El futuro de la teoría del observador es prometedor e invita a explorar tanto modelos detallados de los mecanismos de observación como marcos abstractos que permitan caracterizar observadores en términos universales. Se prevé que métodos como las redes neuronales, adaptadas para representar dinámicas multi-líneares o multiversos computacionales, sirvan para profundizar el entendimiento de cómo percibimos y analizamos el mundo. A la par, desarrollar un marco formal para el observador podría permitir explicar aspectos esenciales de la ciencia, desde la dimensionalidad del espacio hasta las constantes fundamentales del universo, como reflejos directos de nuestras limitaciones y creencias como observadores. Esta visión coloca al sujeto dentro de la estructura de la realidad, quitando la falsa dicotomía entre observador y mundo.
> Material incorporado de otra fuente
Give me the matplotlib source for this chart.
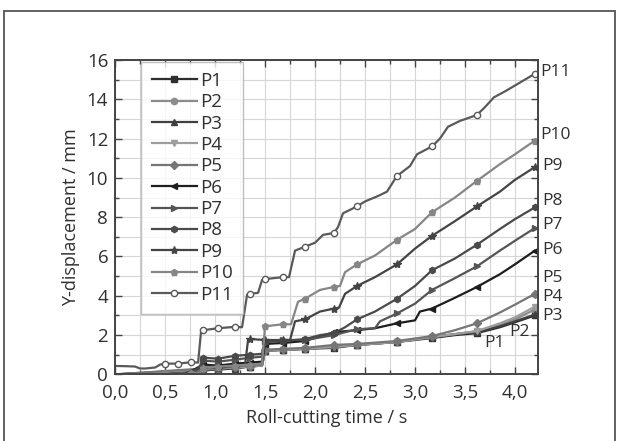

Un aspecto especialmente provocativo es la posibilidad de ampliar nuestra capacidad perceptiva o experimentar modos de conciencia radicalmente diferentes.
Mientras la experiencia humana típicamente se concentra en un único hilo de conciencia, sistemas colectivos o futuros interfaces neurales podrían posibilitar vivencias multi-hilos o experiencias más complejas que alterarían la forma en que construimos e interpretamos la realidad. En resumen, la teoría del observador rompe con la idea de una realidad independiente y fija, planteando que nuestro lugar como observadores con capacidades y limitaciones específicas es determinante para el mundo que experimentamos. Más allá de la física clásica o cuántica, esta perspectiva tiene implicaciones en matemáticas, filosofía, lingüística y tecnología, proponiendo una unificación conceptual en la que la realidad emergente no puede desvincularse de quien la observa. La naturaleza compleja y multifacética de la teoría del observador invita a repensar nuestra posición en el cosmos y a reconocer que la construcción del conocimiento y la experiencia son indisolublemente ligadas a nuestro ser como observadores, seres finitos y computacionalmente limitados que, sin embargo, a través de la equivalenciación y la interpretación, dan sentido a la vastedad del universo.